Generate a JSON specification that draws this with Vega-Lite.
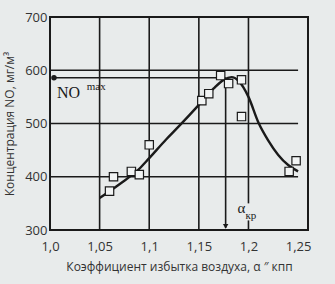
{
  "$schema": "https://vega.github.io/schema/vega-lite/v6.json",
  "width": 258,
  "height": 213,
  "autosize": "none",
  "padding": {"left": 50, "top": 17, "right": 27, "bottom": 54},
  "background": "#e8ebeb",
  "config": {
    "view": {"stroke": "#1a1a1a", "strokeWidth": 2},
    "font": "Open Sans",
    "axis": {"labelFont": "Open Sans", "titleFont": "Open Sans", "labelColor": "#333333", "titleColor": "#333333", "labelFontSize": 13, "titleFontSize": 12, "titleFontWeight": "normal", "grid": false, "domain": false, "ticks": false}
  },
  "datasets": {
    "curve": [
      {"a": 1.05, "no": 360}, {"a": 1.07, "no": 386}, {"a": 1.09, "no": 415}, {"a": 1.1, "no": 435},
      {"a": 1.117, "no": 470}, {"a": 1.13, "no": 495}, {"a": 1.15, "no": 535}, {"a": 1.165, "no": 566},
      {"a": 1.175, "no": 582}, {"a": 1.183, "no": 587}, {"a": 1.19, "no": 580}, {"a": 1.2, "no": 550},
      {"a": 1.21, "no": 502}, {"a": 1.22, "no": 468}, {"a": 1.23, "no": 441}, {"a": 1.24, "no": 422},
      {"a": 1.25, "no": 410}
    ],
    "points": [
      {"a": 1.06, "no": 373}, {"a": 1.064, "no": 400}, {"a": 1.082, "no": 410}, {"a": 1.09, "no": 404},
      {"a": 1.1, "no": 460}, {"a": 1.153, "no": 543}, {"a": 1.16, "no": 556}, {"a": 1.172, "no": 590},
      {"a": 1.18, "no": 575}, {"a": 1.193, "no": 582}, {"a": 1.193, "no": 513}, {"a": 1.241, "no": 410},
      {"a": 1.248, "no": 430}
    ],
    "segments": [
      {"x": 1.05, "x2": 1.05, "y": 300, "y2": 700},
      {"x": 1.1, "x2": 1.1, "y": 300, "y2": 700},
      {"x": 1.15, "x2": 1.15, "y": 300, "y2": 700},
      {"x": 1.2, "x2": 1.2, "y": 350, "y2": 700},
      {"x": 1.2, "x2": 1.2, "y": 300, "y2": 318},
      {"x": 1.0, "x2": 1.25, "y": 400, "y2": 400},
      {"x": 1.0, "x2": 1.25, "y": 500, "y2": 500},
      {"x": 1.0, "x2": 1.25, "y": 600, "y2": 600},
      {"x": 1.003, "x2": 1.177, "y": 586, "y2": 586},
      {"x": 1.177, "x2": 1.177, "y": 586, "y2": 304}
    ],
    "labels": [
      {"x": 1.007, "y": 558, "t": "NO", "s": 16},
      {"x": 1.037, "y": 568, "t": "max", "s": 11},
      {"x": 1.189, "y": 341, "t": "α", "s": 15},
      {"x": 1.197, "y": 326, "t": "кр", "s": 11}
    ],
    "heads": [
      {"x": 1.177, "y": 307, "shape": "triangle-down"},
      {"x": 1.004, "y": 586, "shape": "circle"}
    ]
  },
  "layer": [
    {
      "data": {"name": "segments"},
      "mark": {"type": "rule", "color": "#1a1a1a", "strokeWidth": 1.6},
      "encoding": {
        "x": {"field": "x", "type": "quantitative", "scale": {"domain": [1.0, 1.25]},
          "axis": {"values": [1.0, 1.05, 1.1, 1.15, 1.2, 1.25], "labelExpr": "datum.value == 1 ? '1,0' : replace(format(datum.value, '.2~f'), '.', ',')", "labelPadding": 10, "labelFlush": false, "title": "Коэффициент избытка воздуха, α ″ кпп", "titlePadding": 8}},
        "x2": {"field": "x2"},
        "y": {"field": "y", "type": "quantitative", "scale": {"domain": [300, 700]},
          "axis": {"values": [300, 400, 500, 600, 700], "labelPadding": 3, "labelFlush": false, "title": "Концентрация NO, мг/м³", "titlePadding": 8}},
        "y2": {"field": "y2"}
      }
    },
    {
      "data": {"name": "curve"},
      "mark": {"type": "line", "color": "#1a1a1a", "strokeWidth": 2.4, "interpolate": "monotone"},
      "encoding": {
        "x": {"field": "a", "type": "quantitative"},
        "y": {"field": "no", "type": "quantitative"}
      }
    },
    {
      "data": {"name": "points"},
      "mark": {"type": "point", "shape": "square", "filled": true, "fill": "#f2f4f4", "stroke": "#1a1a1a", "strokeWidth": 1.2, "size": 70, "opacity": 1},
      "encoding": {
        "x": {"field": "a", "type": "quantitative"},
        "y": {"field": "no", "type": "quantitative"}
      }
    },
    {
      "data": {"name": "heads"},
      "mark": {"type": "point", "filled": true, "color": "#1a1a1a", "size": 30, "opacity": 1},
      "encoding": {
        "x": {"field": "x", "type": "quantitative"},
        "y": {"field": "y", "type": "quantitative"},
        "shape": {"field": "shape", "type": "nominal", "scale": null}
      }
    },
    {
      "data": {"name": "labels"},
      "mark": {"type": "text", "align": "left", "baseline": "middle", "font": "Liberation Serif", "color": "#1a1a1a"},
      "encoding": {
        "x": {"field": "x", "type": "quantitative"},
        "y": {"field": "y", "type": "quantitative"},
        "text": {"field": "t"},
        "size": {"field": "s", "type": "quantitative", "scale": null}
      }
    }
  ]
}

→ Objective
Repeat the data exactly, without the pictures.

→ Result
Generate a JSON specification that draws this with Vega-Lite.
{
  "$schema": "https://vega.github.io/schema/vega-lite/v6.json",
  "width": 258,
  "height": 213,
  "autosize": "none",
  "padding": {"left": 50, "top": 17, "right": 27, "bottom": 54},
  "background": "#e8ebeb",
  "config": {
    "view": {"stroke": "#1a1a1a", "strokeWidth": 2},
    "font": "Open Sans",
    "axis": {"labelFont": "Open Sans", "titleFont": "Open Sans", "labelColor": "#333333", "titleColor": "#333333", "labelFontSize": 13, "titleFontSize": 12, "titleFontWeight": "normal", "grid": false, "domain": false, "ticks": false}
  },
  "datasets": {
    "curve": [
      {"a": 1.05, "no": 360}, {"a": 1.07, "no": 386}, {"a": 1.09, "no": 415}, {"a": 1.1, "no": 435},
      {"a": 1.117, "no": 470}, {"a": 1.13, "no": 495}, {"a": 1.15, "no": 535}, {"a": 1.165, "no": 566},
      {"a": 1.175, "no": 582}, {"a": 1.183, "no": 587}, {"a": 1.19, "no": 580}, {"a": 1.2, "no": 550},
      {"a": 1.21, "no": 502}, {"a": 1.22, "no": 468}, {"a": 1.23, "no": 441}, {"a": 1.24, "no": 422},
      {"a": 1.25, "no": 410}
    ],
    "points": [
      {"a": 1.06, "no": 373}, {"a": 1.064, "no": 400}, {"a": 1.082, "no": 410}, {"a": 1.09, "no": 404},
      {"a": 1.1, "no": 460}, {"a": 1.153, "no": 543}, {"a": 1.16, "no": 556}, {"a": 1.172, "no": 590},
      {"a": 1.18, "no": 575}, {"a": 1.193, "no": 582}, {"a": 1.193, "no": 513}, {"a": 1.241, "no": 410},
      {"a": 1.248, "no": 430}
    ],
    "segments": [
      {"x": 1.05, "x2": 1.05, "y": 300, "y2": 700},
      {"x": 1.1, "x2": 1.1, "y": 300, "y2": 700},
      {"x": 1.15, "x2": 1.15, "y": 300, "y2": 700},
      {"x": 1.2, "x2": 1.2, "y": 350, "y2": 700},
      {"x": 1.2, "x2": 1.2, "y": 300, "y2": 318},
      {"x": 1.0, "x2": 1.25, "y": 400, "y2": 400},
      {"x": 1.0, "x2": 1.25, "y": 500, "y2": 500},
      {"x": 1.0, "x2": 1.25, "y": 600, "y2": 600},
      {"x": 1.003, "x2": 1.177, "y": 586, "y2": 586},
      {"x": 1.177, "x2": 1.177, "y": 586, "y2": 304}
    ],
    "labels": [
      {"x": 1.007, "y": 558, "t": "NO", "s": 16},
      {"x": 1.037, "y": 568, "t": "max", "s": 11},
      {"x": 1.189, "y": 341, "t": "α", "s": 15},
      {"x": 1.197, "y": 326, "t": "кр", "s": 11}
    ],
    "heads": [
      {"x": 1.177, "y": 307, "shape": "triangle-down"},
      {"x": 1.004, "y": 586, "shape": "circle"}
    ]
  },
  "layer": [
    {
      "data": {"name": "segments"},
      "mark": {"type": "rule", "color": "#1a1a1a", "strokeWidth": 1.6},
      "encoding": {
        "x": {"field": "x", "type": "quantitative", "scale": {"domain": [1.0, 1.25]},
          "axis": {"values": [1.0, 1.05, 1.1, 1.15, 1.2, 1.25], "labelExpr": "datum.value == 1 ? '1,0' : replace(format(datum.value, '.2~f'), '.', ',')", "labelPadding": 10, "labelFlush": false, "title": "Коэффициент избытка воздуха, α ″ кпп", "titlePadding": 8}},
        "x2": {"field": "x2"},
        "y": {"field": "y", "type": "quantitative", "scale": {"domain": [300, 700]},
          "axis": {"values": [300, 400, 500, 600, 700], "labelPadding": 3, "labelFlush": false, "title": "Концентрация NO, мг/м³", "titlePadding": 8}},
        "y2": {"field": "y2"}
      }
    },
    {
      "data": {"name": "curve"},
      "mark": {"type": "line", "color": "#1a1a1a", "strokeWidth": 2.4, "interpolate": "monotone"},
      "encoding": {
        "x": {"field": "a", "type": "quantitative"},
        "y": {"field": "no", "type": "quantitative"}
      }
    },
    {
      "data": {"name": "points"},
      "mark": {"type": "point", "shape": "square", "filled": true, "fill": "#f2f4f4", "stroke": "#1a1a1a", "strokeWidth": 1.2, "size": 70, "opacity": 1},
      "encoding": {
        "x": {"field": "a", "type": "quantitative"},
        "y": {"field": "no", "type": "quantitative"}
      }
    },
    {
      "data": {"name": "heads"},
      "mark": {"type": "point", "filled": true, "color": "#1a1a1a", "size": 30, "opacity": 1},
      "encoding": {
        "x": {"field": "x", "type": "quantitative"},
        "y": {"field": "y", "type": "quantitative"},
        "shape": {"field": "shape", "type": "nominal", "scale": null}
      }
    },
    {
      "data": {"name": "labels"},
      "mark": {"type": "text", "align": "left", "baseline": "middle", "font": "Liberation Serif", "color": "#1a1a1a"},
      "encoding": {
        "x": {"field": "x", "type": "quantitative"},
        "y": {"field": "y", "type": "quantitative"},
        "text": {"field": "t"},
        "size": {"field": "s", "type": "quantitative", "scale": null}
      }
    }
  ]
}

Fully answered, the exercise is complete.